# uber noob tank



## k7q (Mar 3, 2004)

my shitty 3.0 mega pixel camera...

quick snaps


----------



## Joga Bonito (Oct 30, 2004)

nice


----------



## psychofish (Jun 5, 2004)

Looks Good


----------



## elTwitcho (Jun 22, 2004)

Clown loaches rock dude. What have you got in the tank?


----------



## benJii (Feb 17, 2005)

nice, i love clown loaches(ackually all botia's rock), in the house i think we have 5 types of botias. what u got in that tank, well it looks nice anyway


----------



## k7q (Mar 3, 2004)

i got 
bunch of zebra danios 
8 neon tetras 
12 tiger barbs 
a baby small mouth bass
a wild caught alge eater
around 10 clown loach
4 cory cats
3 alge eaters
1 snail

thats about it....


----------



## oojit (Feb 24, 2005)

What's the size of the tank?

BTW that bass will eat the tetras soon


----------



## k7q (Mar 3, 2004)

yea i know.. the bass is less then 2 inches didnt lose a neon yet...

size is 135

wat else i can add to the tank? that doesnt cost that much.


----------



## oojit (Feb 24, 2005)

Go to a lake and catch yourself some dollar sunfish. They're free plus they have great color.
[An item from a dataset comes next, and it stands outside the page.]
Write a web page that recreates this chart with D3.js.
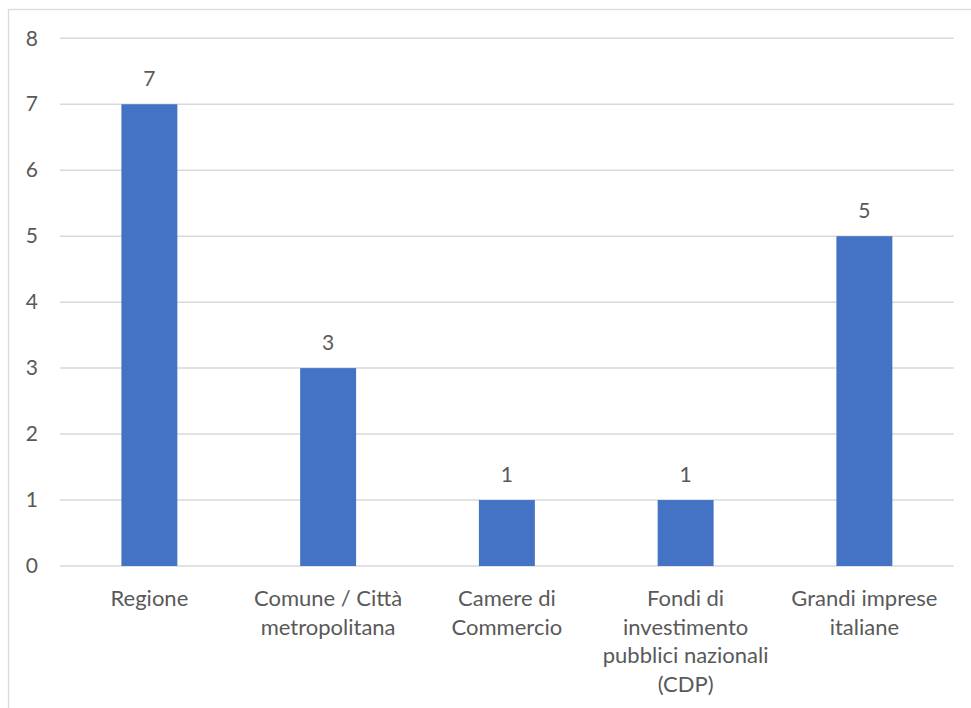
<!DOCTYPE html>
<html>
<head>
<meta charset="utf-8">
<script src="https://cdn.jsdelivr.net/npm/d3@7"></script>
<style>
  html, body { margin: 0; padding: 0; background: #fff; }
  svg { display: block; }
  text { font-family: Lato, "Open Sans", sans-serif; fill: #595959; }
</style>
</head>
<body>
<svg id="chart" width="971" height="708"></svg>
<script>
// Category labels (line breaks as shown on the axis)
const categories = [
  ["Regione"],
  ["Comune / Città", "metropolitana"],
  ["Camere di", "Commercio"],
  ["Fondi di", "investimento", "pubblici nazionali", "(CDP)"],
  ["Grandi imprese", "italiane"]
];
const values = [7, 3, 1, 1, 5];
const yTicks = [0, 1, 2, 3, 4, 5, 6, 7, 8];

const svg = d3.select("#chart");
const W = 971, H = 708;
const plot = { left: 60, right: 953.75, top: 38.3, bottom: 566 };

// outer frame of the chart area
svg.append("rect")
  .attr("x", 8.5).attr("y", 9.5)
  .attr("width", W + 20).attr("height", H + 20)
  .attr("fill", "#fff").attr("stroke", "#d9d9d9").attr("stroke-width", 1.3);

const keys = categories.map((c, i) => i);
const x = d3.scaleBand()
  .domain(keys)
  .range([plot.left, plot.right])
  .paddingInner(0.687)
  .paddingOuter(0.687 / 2);

const y = d3.scaleLinear()
  .domain([0, 8])
  .range([plot.bottom, plot.top]);

// horizontal gridlines
svg.append("g")
  .selectAll("line")
  .data(yTicks)
  .join("line")
  .attr("x1", plot.left).attr("x2", plot.right)
  .attr("y1", d => y(d)).attr("y2", d => y(d))
  .attr("stroke", "#d9d9d9").attr("stroke-width", 1.5);

// y-axis tick labels
const yAxis = d3.axisLeft(y).tickValues(yTicks).tickSize(0).tickPadding(0);
const gy = svg.append("g").attr("transform", `translate(38,0)`).call(yAxis);
gy.select(".domain").remove();
gy.selectAll("text")
  .attr("font-size", 21)
  .attr("font-family", "Lato, 'Open Sans', sans-serif")
  .attr("fill", "#595959");

// bars
svg.append("g")
  .selectAll("rect")
  .data(values)
  .join("rect")
  .attr("x", (d, i) => x(i))
  .attr("width", x.bandwidth())
  .attr("y", d => y(d))
  .attr("height", d => y(0) - y(d))
  .attr("fill", "#4472c4");

// value labels above bars
svg.append("g")
  .selectAll("text")
  .data(values)
  .join("text")
  .attr("x", (d, i) => x(i) + x.bandwidth() / 2)
  .attr("y", d => y(d) - 18.5)
  .attr("text-anchor", "middle")
  .attr("font-size", 21)
  .text(d => d);

// category labels
const xl = svg.append("g");
categories.forEach((lines, i) => {
  const t = xl.append("text")
    .attr("x", x(i) + x.bandwidth() / 2)
    .attr("y", 606)
    .attr("text-anchor", "middle")
    .attr("font-size", 22);
  lines.forEach((ln, j) => {
    t.append("tspan")
      .attr("x", x(i) + x.bandwidth() / 2)
      .attr("dy", j === 0 ? 0 : 28.7)
      .text(ln);
  });
});
</script>
</body>
</html>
Or endler's could be cool too. They might breed in the tank though.


----------



## k7q (Mar 3, 2004)

naw i dont want blue gils or sunfish....

i think my bass jumped out....i cant find him. and i dont see him on the floor..to small to find. and nothin in the tank could eat him. no dead body found...o wells i still got another 4incher bass.


----------